To maintain the authenticity of influencers, you don't want to exert too much control over them. But ceding control comes with the risk of them publishing potentially sensitive posts or posts that you might not approve as a brand. If an influencer acts in a way that is inconsistent with your brand values or is legally or ethically questionable, the legitimacy of your brand can be called into question.

Some responses include breaking off their partnership or making public statements disavowing the actions. To echo the forest fire analogy from earlier, it is important to respond to any crisis quickly. Research has shown that when brands respond quickly to a scandal by severing ties with their influencer partner, they see more positive stock returns than those that responded slowly or not at all.

Beyond avoiding and responding to scandal, it is important to make sure your influencer partners work legally and ethically. This includes ensuring that your influencer discloses brand partnerships and that they do not act in a way that is dishonest or takes advantage of their followers.

Measuring Influencer Effectiveness

Once you’ve vetted and partnered with an influencer, you need to be able to measure whether the partnership has been successful. Here is David Huang again on how Perfect Diary monitors and measures its influencers or key opinion leaders (KOLs).

Dating back to 2017 and 2018, when we first started to work with those KOLs, we became aware that the data will play a more critical role in the future. So even dating back to 2018, we started to set up the model, and also the system, to monitor the KOL's performance day by day, one by one.

Dating back to 2018, there is maybe just ten thousand or something KOLs in the social media. We have the 100% coverage for that group of KOLs at that time. And then gradually we see that, OK, this number is growing really fast, so we need to set up a system to monitor the KOL's performance. And with time goes by, we work a specific group of them.

So right now, when we are trying to choose the right group of the KOLs to help us promote a very specific products, we will go back to the database to look at what kind of characteristics of the KOLs, and what kind of data record we are having right now. We're basically choosing the KOLs based on the database we created in the past two years. And it's one of the most valuable assets we have. And also, it's a part of the digital infrastructure I mentioned to you before.

Normally, we put a very specific link for specific KOLs, so that we can link the post with the sales of a very specific product. So normally, the consumers, they look at the post, they click the link, and then they go to the specific page and they make the purchase. So if we want to hide the link to make the post softer and a very specific timing, we will just have maybe a one KOL to promote a very specific product. And we can see the response of very specific product sales, so that we can build up that link.
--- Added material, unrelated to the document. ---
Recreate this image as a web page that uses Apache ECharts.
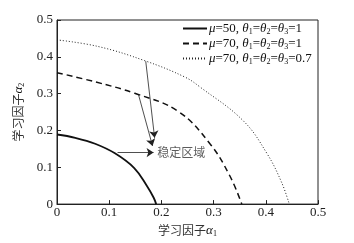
<!DOCTYPE html>
<html>
<head>
    <meta charset="UTF-8">
    <title>稳定区域</title>
    <script src="https://cdn.jsdelivr.net/npm/echarts/dist/echarts.min.js"></script>
    <style>
        html, body { margin: 0; padding: 0; background: #fff; }
        #main { width: 354px; height: 243px; }
    </style>
</head>
<body>
    <div id="main"></div>
    <script type="text/javascript">
        // curves: [alpha1, alpha2]
        var seriesNames = ['mu50', 'mu70', 'mu70b'];
        var curveMu50 = [[0, 0.189], [0.035, 0.180], [0.073, 0.164], [0.111, 0.138], [0.148, 0.098], [0.172, 0.050], [0.185, 0.018], [0.190, 0]];
        var curveMu70 = [[0, 0.357], [0.073, 0.332], [0.149, 0.301], [0.232, 0.252], [0.293, 0.164], [0.331, 0.077], [0.354, 0]];
        var curveMu70b = [[0, 0.446], [0.079, 0.428], [0.169, 0.389], [0.245, 0.345], [0.274, 0.318], [0.357, 0.226], [0.402, 0.138], [0.430, 0.060], [0.445, 0]];
        // arrows: from -> to
        var arrows = [
            [[0.170, 0.388], [0.187, 0.180]],
            [[0.156, 0.298], [0.183, 0.158]],
            [[0.116, 0.140], [0.185, 0.140]]
        ];
        var regionLabel = [[0.188, 0.140]];

        var font = '"Liberation Serif", "Noto Sans CJK SC", serif';
        var cjk = '"Noto Sans CJK SC", "Liberation Serif", serif';

        var rich = {
            t: { fontFamily: font, fontSize: 13, color: '#111', lineHeight: 15, verticalAlign: 'middle' },
            i: { fontFamily: font, fontSize: 13, fontStyle: 'italic', color: '#111', lineHeight: 15, verticalAlign: 'middle' },
            s: { fontFamily: font, fontSize: 8, color: '#111', lineHeight: 7, verticalAlign: 'bottom' },
            c: { fontFamily: cjk, fontSize: 12, color: '#333', lineHeight: 15, verticalAlign: 'middle' }
        };
        var legendText = {
            mu50: '{i|μ}{t|=50, }{i|θ}{s|1}{t|=}{i|θ}{s|2}{t|=}{i|θ}{s|3}{t|=1}',
            mu70: '{i|μ}{t|=70, }{i|θ}{s|1}{t|=}{i|θ}{s|2}{t|=}{i|θ}{s|3}{t|=1}',
            mu70b: '{i|μ}{t|=70, }{i|θ}{s|1}{t|=}{i|θ}{s|2}{t|=}{i|θ}{s|3}{t|=0.7}'
        };

        var chart = echarts.init(document.getElementById('main'));
        var axisLine = { lineStyle: { color: '#222', width: 1 } };
        var option = {
            animation: false,
            backgroundColor: '#fff',
            grid: { left: 57, right: 36, top: 20, bottom: 34, show: true, borderColor: '#222', borderWidth: 1 },
            legend: {
                data: seriesNames,
                orient: 'vertical',
                left: 182,
                top: 22,
                padding: 0,
                itemWidth: 24,
                itemHeight: 10,
                itemGap: 1,
                itemStyle: { opacity: 0 },
                formatter: function (n) { return legendText[n]; },
                textStyle: { rich: rich, padding: [0, 0, 0, -3] }
            },
            xAxis: {
                type: 'value', min: 0, max: 0.5, interval: 0.1,
                name: '{c|学习因子}{i|α}{s|1}',
                nameLocation: 'middle', nameGap: 14,
                nameTextStyle: { rich: rich },
                axisLine: axisLine,
                axisTick: { inside: true, length: 4, lineStyle: { color: '#222' } },
                axisLabel: { fontFamily: font, fontSize: 13, color: '#222', margin: 2,
                    formatter: function (v) { return v === 0 ? '0' : v.toFixed(1); } },
                splitLine: { show: false }
            },
            yAxis: {
                type: 'value', min: 0, max: 0.5, interval: 0.1,
                name: '{c|学习因子}{i|α}{s|2}',
                nameLocation: 'middle', nameGap: 30,
                nameTextStyle: { rich: rich },
                axisLine: axisLine,
                axisTick: { inside: true, length: 4, lineStyle: { color: '#222' } },
                axisLabel: { fontFamily: font, fontSize: 13, color: '#222', margin: 4,
                    formatter: function (v) { return v === 0 ? '0' : v.toFixed(1); } },
                splitLine: { show: false }
            },
            series: [
                { name: 'mu50', type: 'line', data: curveMu50, smooth: 0.4, symbol: 'none',
                  lineStyle: { color: '#111', width: 1.8, type: 'solid' } },
                { name: 'mu70', type: 'line', data: curveMu70, smooth: 0.4, symbol: 'none',
                  lineStyle: { color: '#111', width: 1.5, type: [6, 4] } },
                { name: 'mu70b', type: 'line', data: curveMu70b, smooth: 0.4, symbol: 'none',
                  lineStyle: { color: '#222', width: 1, type: [1, 2] } },
                { type: 'lines', coordinateSystem: 'cartesian2d', silent: true,
                  symbol: ['none', 'arrow'], symbolSize: 7,
                  lineStyle: { color: '#222', width: 0.8, opacity: 1 },
                  data: arrows.map(function (a) { return { coords: a }; }) },
                { type: 'scatter', data: regionLabel, symbolSize: 0, silent: true,
                  label: { show: true, position: 'right', distance: 2, formatter: '稳定区域',
                      fontFamily: cjk, fontSize: 12, color: '#333' } }
            ]
        };
        chart.setOption(option);
    </script>
</body>
</html>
The number of the KOLs we work with increase. We can have a industry average ROI. And that it's more based on the past experience and based on the data we collected. So that's why we think the data is very important for us to continue to improve the ROI.

Let’s say that Perfect Diary has partnered with an influencer and has a post scheduled to go up over the weekend with a link to one of its products. What are some things you might measure in the days following the post to determine how the partnership helped progress Perfect Diary’s goals at different points in the marketing funnel? Consider data that both you as a brand have access to and that an influencer has access to.
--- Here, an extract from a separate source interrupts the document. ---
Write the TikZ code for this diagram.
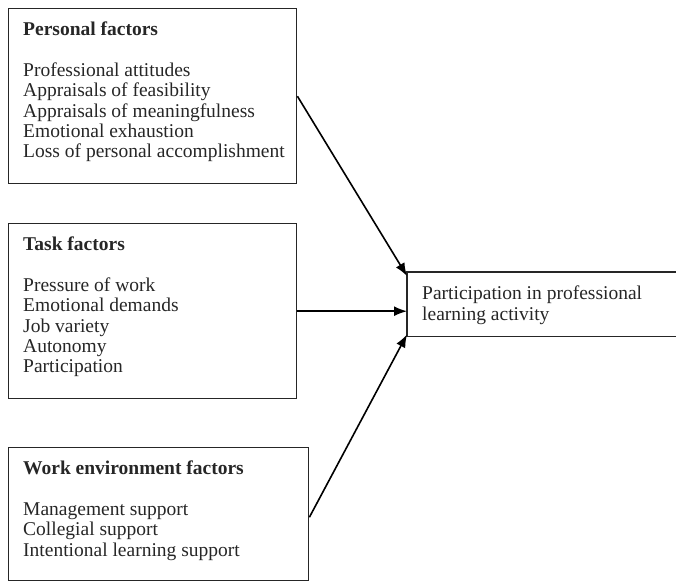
\documentclass[tikz,border=0pt]{standalone}
\usepackage{fontspec}
\setmainfont{Liberation Serif}
\usetikzlibrary{arrows.meta}

\tikzset{
  factorbox/.style={draw=black!85, line width=1.4pt, anchor=north west, inner sep=0pt},
  factortext/.style={anchor=north west, align=left, inner xsep=15pt, inner ysep=14pt,
    font=\fontsize{19.5}{20.3}\selectfont, text=black!85},
  link/.style={line width=1.6pt, -{Latex[length=13pt,width=10pt]}}
}

\begin{document}
\begin{tikzpicture}[x=1pt,y=-1pt]
    \useasboundingbox (0,0) rectangle (676,584);

    % the three groups of factors
    \node[factorbox, minimum width=288pt, minimum height=175pt] (personal) at (8,8) {};
    \node[factortext] (personaltxt) at (personal.north west)
      {\textbf{Personal factors}\\[20.3pt]Professional attitudes\\Appraisals of feasibility\\Appraisals of meaningfulness\\Emotional exhaustion\\Loss of personal accomplishment};

    \node[factorbox, minimum width=288pt, minimum height=175pt] (task) at (8,223) {};
    \node[factortext] (tasktxt) at (task.north west)
      {\textbf{Task factors}\\[20.3pt]Pressure of work\\Emotional demands\\Job variety\\Autonomy\\Participation};

    \node[factorbox, minimum width=300pt, minimum height=133pt] (work) at (8,447) {};
    \node[factortext] (worktxt) at (work.north west)
      {\textbf{Work environment factors}\\[20.3pt]Management support\\Collegial support\\Intentional learning support};

    % outcome, open to the right
    \node[anchor=north west, inner sep=0pt, minimum width=269pt, minimum height=64pt] (partic) at (407,272) {};
    \draw[line width=1.4pt, draw=black!85] (partic.north east) -- (partic.north west) -- (partic.south west) -- (partic.south east);
    \node[factortext] (partictxt) at (partic.north west)
      {Participation in professional\\learning activity};

    % links
    \draw[link] (personal.east) -- ([yshift=-4pt]partic.north west);
    \draw[link] (task.east) -- (task.east -| partic.west);
    \draw[link] ([yshift=-3pt]work.east) -- ([yshift=2pt]partic.south west);
\end{tikzpicture}
\end{document}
Let’s turn to Maggie to learn about how she thinks about measuring the effectiveness of influencers.

Measuring influencer and measuring PR has, I think, been a challenge, really, since the dawn of time. Awareness has value. Brand impact has value. It's often hard to equate exactly what that is.

So when we're measuring influencer, we are not just looking at what we call vanity metrics, like reach and engagement. We also asked brands to give us access to their website analytics. So what we did in 2017, for example, with SK-II is they're an international beauty brand, and we managed their influencer, their paid media, and their website.

We did a lot of studies with SK-II where we saw when influencers posted, the next day the traffic on the website would go way up. Because people are laying in their bed at night, and they're scrolling through Instagram, and they see their favorite celebrity talking about SK-II. They've never heard of it. So then the next day, they go to the website. They hang out on the website for a minute or two.

For us, a minute or two, if somebody spends that amount of time on the website, that's when they're likely to buy. So that's another measurement we added in, again. So if we think about influencer measurement, it's not just about reach and engagement. But we look at does search volume go up after an influencer posts.

We give each influencer custom links so we can see exactly how many clicks they drive. We also make sure that when we're doing an organic influencer campaign, we are often tying it to paid media. So yes, we've paid twenty-five influencers to talk about our brand. We see how those twenty-five influencers perform organically. Do three of them get a ton of organic engagement? Then we put paid media behind it to amplify it to even more people and drive more traffic.

So we measure influencer way more than just thinking about those top-line metrics. We're really trying to figure out ways to tie it to sales. In the past, MMI has done work with Native Deodorant. Native Deodorant was only sold online until probably mid-2019. When Native Deodorant launched in stores, they only launched in about ten markets to test and see how it would go.

So we bought media in all of those ten markets. But in several markets, we also placed influencer content as well. What we saw is, in the markets where you had paid media, you had influencer, you had PR, those markets actually sold out in-store much faster than the markets that only had paid media running.

So, again, influencer is one of those that can be challenging to measure. MMI tries to do a lot of different corollary tests and ties it to other pieces of data so that we can show brands that. Even if they don't understand the value at the beginning, over time they see how it drives more web traffic, how it drives more search volume.

Let’s summarize the ways that you can measure your influencer partnerships:

You can measure the effectiveness of your influencer partnerships and how they advance your goals at all points of the marketing funnel in many ways.

  • You can measure how influencer marketing is impacting your awareness by measuring the reach of the media shared and by surveying brand perception.
  • You can measure your engagement via metrics such as comments, website traffic, organic searches, or the time consumers spend on your site.
  • You can measure your sales conversions through purchase data and affiliate links.

But not all influencer partnerships are profitable. It’s imperative to measure what is helping you advance your goals and what is not. That said, influencer marketing has a tremendous potential to reach untapped markets and customers, and to increase the favorability and credibility of your products.